Christophe Moreau est physicien au Laboratoire de Mesure du Carbone 14, spécialisé dans la datation d’échantillons à faible teneur en carbone. Il est le porteur du projet PatriC14, lauréat d’un appel à projet d’équipement du DIM, et grâce auquel il va repousser les limites de la datation d’échantillons rares…

Nous lui avons rendu visite au CEA de Saclay, dans les locaux du laboratoire LMC14, pour qu’il nous présente l’équipement phare au cœur du projet PatriC14.

Qu’est-ce que vous faites dans la vie ? Quelle est votre activité principale au LMC14 ?

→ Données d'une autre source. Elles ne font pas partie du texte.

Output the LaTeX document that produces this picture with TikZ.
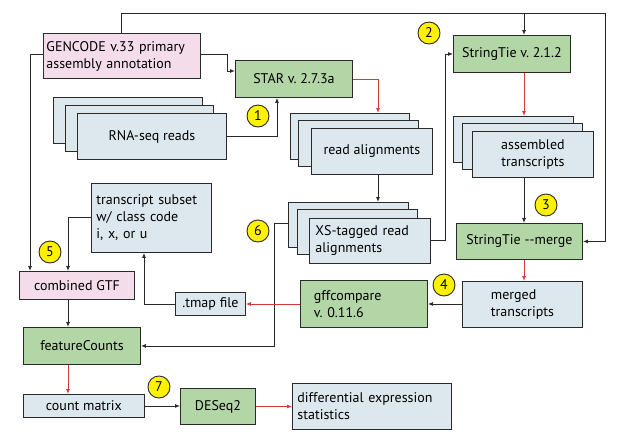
\documentclass[tikz,border=0pt]{standalone}
\usepackage{fontspec}
\setmainfont{PT Sans}
\usetikzlibrary{arrows.meta,calc}
\frenchspacing
\definecolor{gfill}{HTML}{B3D6A6}
\definecolor{bfill}{HTML}{DCE8EE}
\definecolor{pfill}{HTML}{F4DCEB}
\definecolor{redl}{HTML}{D03A3A}
\definecolor{linec}{HTML}{2A2A2A}
\tikzset{
  bx/.style={draw=linec, line width=0.9pt, inner sep=0pt, font=\fontsize{14}{17}\selectfont, anchor=north west},
  gbox/.style={bx, fill=gfill},
  bbox/.style={bx, fill=bfill},
  pbox/.style={bx, fill=pfill},
  arr/.style={draw=linec, line width=0.9pt, -{Latex[length=5pt,width=4pt]}},
  rarr/.style={draw=redl, line width=0.9pt, -{Latex[length=5pt,width=4pt]}},
  badge/.style={circle, draw=linec, line width=0.9pt, fill=yellow, minimum size=22pt, inner sep=0pt, font=\fontsize{14}{14}\selectfont},
}
\begin{document}
\begin{tikzpicture}[x=1pt,y=-1pt]
\useasboundingbox (0,0) rectangle (622,440);
% GENCODE
\node[pbox, minimum width=157pt, minimum height=45pt, text width=151pt, align=left] (gencode) at (43,33) {GENCODE v.33 primary\\assembly annotation};
% STAR
\node[gbox, minimum width=117pt, minimum height=37pt] (star) at (235,60) {STAR v. 2.7.3a};
% RNA-seq stack
\node[bbox, minimum width=149pt, minimum height=46pt] (rnaA) at (53,97) {};
\node[bbox, minimum width=148pt, minimum height=46pt] (rnaB) at (65,105) {};
\node[bbox, minimum width=149pt, minimum height=46pt] (rna) at (77,113) {RNA-seq reads};
% read alignments stack
\node[bbox, minimum width=119pt, minimum height=46pt] (raA) at (290,113) {};
\node[bbox, minimum width=120pt, minimum height=46pt] (raB) at (298,120) {};
\node[bbox, minimum width=121pt, minimum height=46pt] (ra) at (311,128) {read alignments};
% XS stack
\node[bbox, minimum width=120pt, minimum height=45pt] (xsA) at (288,202) {};
\node[bbox, minimum width=120pt, minimum height=45pt] (xsB) at (297,209) {};
\node[bbox, minimum width=121pt, minimum height=45pt, text width=109pt, align=left] (xs) at (309,218) {XS-tagged read\\alignments};
% StringTie
\node[gbox, minimum width=117pt, minimum height=37pt] (st) at (453,35) {StringTie v. 2.1.2};
% assembled stack
\node[bbox, minimum width=120pt, minimum height=46pt] (asA) at (453,116) {};
\node[bbox, minimum width=120pt, minimum height=46pt] (asB) at (462,123) {};
\node[bbox, minimum width=121pt, minimum height=46pt, align=center] (as) at (472,131) {assembled\\transcripts};
% merge
\node[gbox, minimum width=126pt, minimum height=36pt] (merge) at (456,223) {StringTie -{}-merge};
% merged
\node[bbox, minimum width=120pt, minimum height=46pt, align=left] (merged) at (462,281) {merged\\transcripts};
% gffcompare
\node[gbox, minimum width=127pt, minimum height=47pt, text width=100pt, align=left] (gff) at (300,280) {gffcompare\\v. 0.11.6};
% tmap
\node[bbox, minimum width=70pt, minimum height=23pt] (tmap) at (175,292) {.tmap file};
% subset
\node[bbox, minimum width=120pt, minimum height=69pt, text width=110pt, align=left] (subset) at (91,183) {transcript subset\\w/ class code\\i, x, or u};
% combined GTF
\node[pbox, minimum width=115pt, minimum height=28pt] (cgtf) at (19,271) {combined GTF};
% featureCounts
\node[gbox, minimum width=117pt, minimum height=37pt] (fc) at (23,327) {featureCounts};
% count matrix
\node[bbox, minimum width=121pt, minimum height=23pt] (cm) at (23,394) {count matrix};
% DESeq2
\node[gbox, minimum width=75pt, minimum height=36pt] (deseq) at (180,388) {DESeq2};
% differential
\node[bbox, minimum width=159pt, minimum height=46pt, text width=149pt, align=left] (diff) at (292,383) {differential expression\\statistics};
% badges
\node[badge] (b1) at (258,116) {1};
\node[badge] (b2) at (429,33) {2};
\node[badge] (b3) at (546,205) {3};
\node[badge] (b4) at (444,285) {4};
\node[badge] (b5) at (50,252) {5};
\node[badge] (b6) at (258,231) {6};
\node[badge] (b7) at (159,387) {7};
% helper coordinates
\coordinate (gtop) at (121,13);
\coordinate (gright) at (605,13);
\coordinate (col) at (524,0);
\coordinate (gA) at (227,54);
\coordinate (staring) at (235,71);
\coordinate (rnaturn) at (277,136);
\coordinate (starturn) at (378,79);
\coordinate (xsturn) at (445,240);
\coordinate (xsleft) at (274,223);
\coordinate (tmapturn) at (144,304);
\coordinate (subturn) at (68,217);
\coordinate (gleft) at (30,54);
% connectors
\draw[arr] (gencode.north -| gtop) -- (gtop) -- (gright) |- (merge.east);
\draw[arr] (col |- gtop) -- (col |- st.north);
\draw[arr] (gencode.east |- gA) -- (gA) |- (staring);
\draw[arr] (gencode.west |- gleft) -- (gleft) -- (gleft |- cgtf.north);
\draw[arr] (rna.east |- rnaturn) -- (rnaturn) -- (rnaturn |- star.south);
\draw[rarr] (star.east |- starturn) -- (starturn) -- (starturn |- raA.north);
\draw[arr] (starturn |- ra.south) -- (starturn |- xsA.north);
\draw[arr] (xs.east |- xsturn) -- (xsturn) |- (st.west);
\draw[arr] (xsA.west |- xsleft) -- (xsleft) |- (fc.east);
\draw[rarr] (col |- st.south) -- (col |- asA.north);
\draw[arr] (col |- as.south) -- (col |- merge.north);
\draw[rarr] (col |- merge.south) -- (col |- merged.north);
\draw[arr] (merged.west |- tmapturn) -- (gff.east |- tmapturn);
\draw[rarr] (gff.west |- tmapturn) -- (tmap.east |- tmapturn);
\draw[arr] (tmap.west |- tmapturn) -- (tmapturn) -- (tmapturn |- subset.south);
\draw[arr] (subset.west |- subturn) -- (subturn) -- (subturn |- cgtf.north);
\draw[arr] (subturn |- cgtf.south) -- (subturn |- fc.north);
\draw[rarr] (subturn |- fc.south) -- (subturn |- cm.north);
\draw[arr] (cm.east) -- (deseq.west |- cm.east);
\draw[rarr] (deseq.east) -- (diff.west |- deseq.east);
\end{tikzpicture}
\end{document}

Je suis physicien nucléaire, spécialisé en datation au radiocarbone. Je travaille sur la plateforme nationale LMC14, le Laboratoire de Mesure du Carbone 14. Je suis un des anciens directeurs du laboratoire et je dirige aujourd’hui l’une des trois équipes du LMC14, celle qui travaille sur la spectrométrie de masse par accélérateur, auprès de la machine ARTEMIS. J’ai aussi d’autres activités : je suis responsable de l’analyse de données au laboratoire et je m’occupe aussi des développements techniques autour d’ARTEMIS. Mais le cœur de mon travail est de trouver des moyens de dater des échantillons avec une très grande précision, en ne prélevant qu’une infime quantité de matière de l’objet à analyser, pour ne pas le détériorer.

 

Comment fait-on pour dater un échantillon ?

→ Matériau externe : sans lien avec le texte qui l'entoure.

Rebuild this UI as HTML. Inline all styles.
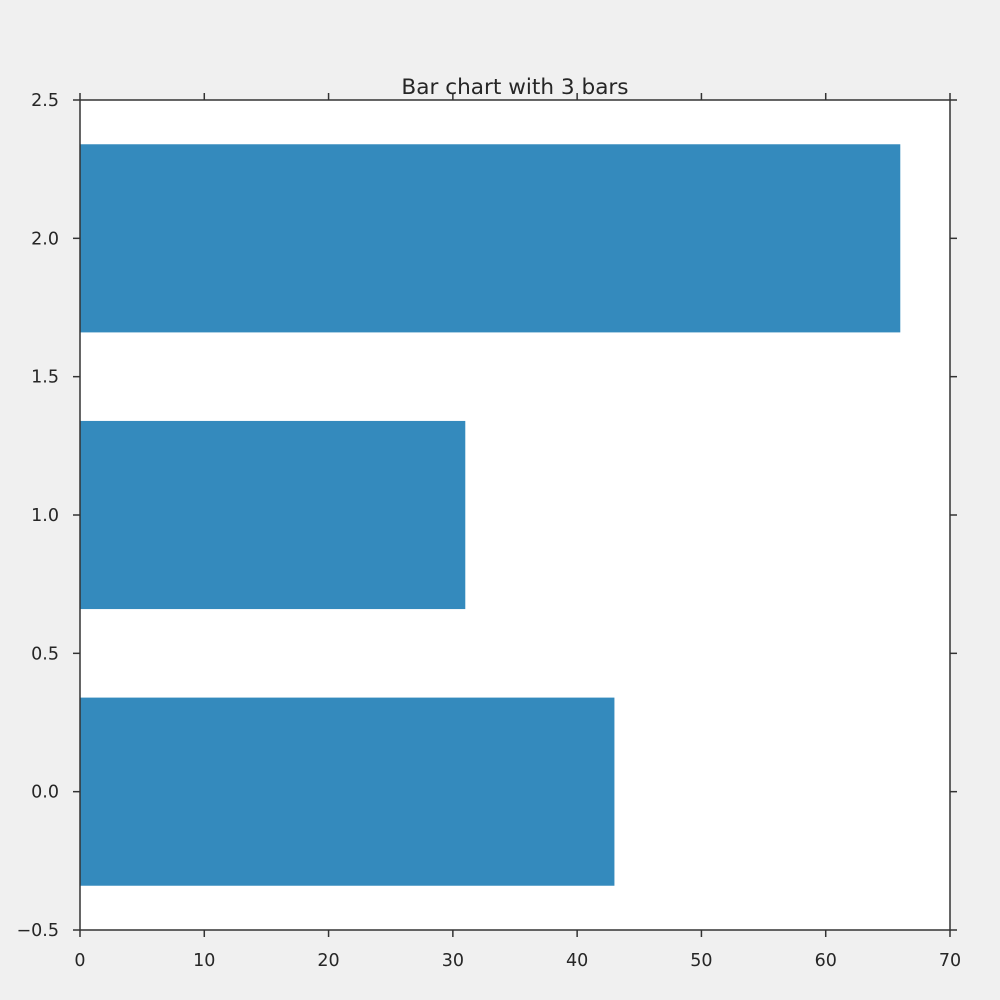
<!DOCTYPE html>
<html><head><meta charset="utf-8"><style>
body{margin:0;background:#f0f0f0;}
svg{display:block;font-family:"DejaVu Sans","Liberation Sans",sans-serif;}
</style></head><body>
<svg id="chart" width="1000" height="1000">
<rect x="0" y="0" width="1000" height="1000" fill="#f0f0f0"/>
<rect x="80" y="100" width="870" height="830" fill="#ffffff"/>
<g id="bars"></g>
<g id="axes"></g>
<text x="515" y="94" text-anchor="middle" font-size="21.6" fill="#262626">Bar chart with 3 bars</text>
</svg>
<script>
const categories = [0, 1, 2];
const values = [43, 31, 66];
const xTicks = [0, 10, 20, 30, 40, 50, 60, 70];
const yTicks = [-0.5, 0, 0.5, 1, 1.5, 2, 2.5];
const yTickLabels = ["\u22120.5", "0.0", "0.5", "1.0", "1.5", "2.0", "2.5"];
const barHeight = 0.68;

const L = 80, R = 950, T = 100, B = 930;
const xMin = 0, xMax = 70, yMin = -0.5, yMax = 2.5;
const xs = v => L + (v - xMin) / (xMax - xMin) * (R - L);
const ys = v => B - (v - yMin) / (yMax - yMin) * (B - T);
const NS = "http://www.w3.org/2000/svg";
const bars = document.getElementById('bars');
const axes = document.getElementById('axes');

categories.forEach((c, i) => {
  const r = document.createElementNS(NS, 'rect');
  const y0 = ys(c + barHeight / 2), y1 = ys(c - barHeight / 2);
  r.setAttribute('x', xs(0));
  r.setAttribute('y', y0);
  r.setAttribute('width', xs(values[i]) - xs(0));
  r.setAttribute('height', y1 - y0);
  r.setAttribute('fill', '#348abd');
  
  
  bars.appendChild(r);
});

function line(x1, y1, x2, y2) {
  const l = document.createElementNS(NS, 'line');
  l.setAttribute('x1', x1); l.setAttribute('y1', y1);
  l.setAttribute('x2', x2); l.setAttribute('y2', y2);
  l.setAttribute('stroke', '#333'); l.setAttribute('stroke-width', '1.5');
  axes.appendChild(l);
  return l;
}
function text(x, y, s, anchor) {
  const t = document.createElementNS(NS, 'text');
  t.setAttribute('x', x); t.setAttribute('y', y);
  t.setAttribute('text-anchor', anchor);
  t.setAttribute('font-size', '17.5');
  t.setAttribute('fill', '#262626');
  t.textContent = s;
  axes.appendChild(t);
  return t;
}
const frame = document.createElementNS(NS, 'rect');
frame.setAttribute('x', L); frame.setAttribute('y', T);
frame.setAttribute('width', R - L); frame.setAttribute('height', B - T);
frame.setAttribute('fill', 'none'); frame.setAttribute('stroke', '#333'); frame.setAttribute('stroke-width', '1.5');


axes.appendChild(frame);

xTicks.forEach(v => {
  const x = xs(v);
  const a = line(x, B, x, B + 7);
  
  
  const b = line(x, T, x, T - 7);
  
  
  const t = text(x, B + 36, String(v), 'middle');
  
  
});
yTicks.forEach((v, i) => {
  const y = ys(v);
  const a = line(L, y, L - 7, y);
  
  
  const b = line(R, y, R + 7, y);
  
  
  const t = text(L - 21, y + 6, yTickLabels[i], 'end');
  
  
});
</script>
</body></html>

Nous utilisons un accélérateur de particules couplé à un spectromètre de masse. Le peu de matière à analyser est pulvérisée et transformée en faisceau d’ions. Ceux-ci sont ensuite accélérés et envoyés dans le spectromètre de masse. Le spectromètre sert à compter combien il reste de carbone radioactif dans l’échantillon, c’est-à-dire quelle quantité de ce carbone ne s’est pas encore désintégrée. Donc moins il en reste, plus l’échantillon est vieux. On sait dater des échantillons sur une période allant du présent à 45 000 ans en arrière.

 

Et PatriC14 dans tout ça ? Quelle est l’idée au centre du projet et comment est-elle née ?
L’idée est née des travaux de recherche que nous menons au laboratoire et dont la finalité est de réduire autant que possible la quantité de carbone nécessaire à une datation. On veut rendre datables des objets qui ne le sont pas aujourd’hui à cause de leur très faible teneur en carbone. Le projet PatriC14 porte sur l’amélioration de notre outil d’analyse, ARTEMIS. Plus précisément, le financement du DIM va permettre de modifier l’une des deux sources d’ions existantes, pour y mesurer des échantillons sous forme gazeuse. Cela signifie moins de préparation chimique, car il n’y a pas d’étape de réduction et donc moins de contamination potentielle de l’échantillon, pouvant fausser la datation. L’autre avantage à pouvoir analyser des échantillons à très faible teneur en carbone, c’est que l’on doit prélever moins de matière. Et c’est un point critique quand on veut travailler avec des échantillons précieux.

 

Pour terminer, quelles sont vos attentes vis-à-vis du réseau ?
Faire partie d’un DIM pour une mise en contact au niveau régional et travailler en réseau, ce sont des atouts essentiels. Au départ, on ne savait pas ce que ce réseau devait être. Mais dès la journée de lancement, on a vu toutes les potentialités d’applications, et on a senti clairement l’envie de tout le monde de s’impliquer. Cela n’existe pas au CNRS ou CEA sous la même forme « inter-organisme ». Aujourd’hui, il y a un volet qui m’intéresse vivement, c’est l’accès et la valorisation des données. Échanger les données va créer des liens entre des personnes qui ne se connaissent pas. Bien sûr, il faudra aborder la question des droits. L’idéal serait de créer une plateforme de partage de données. Je souhaiterais volontiers intégrer le groupe de travail sur ce sujet si un tel projet se montait. Il y a E-RIHS aussi… De façon générale, le DIM est à plusieurs égards une première pierre pour une structure plus grande.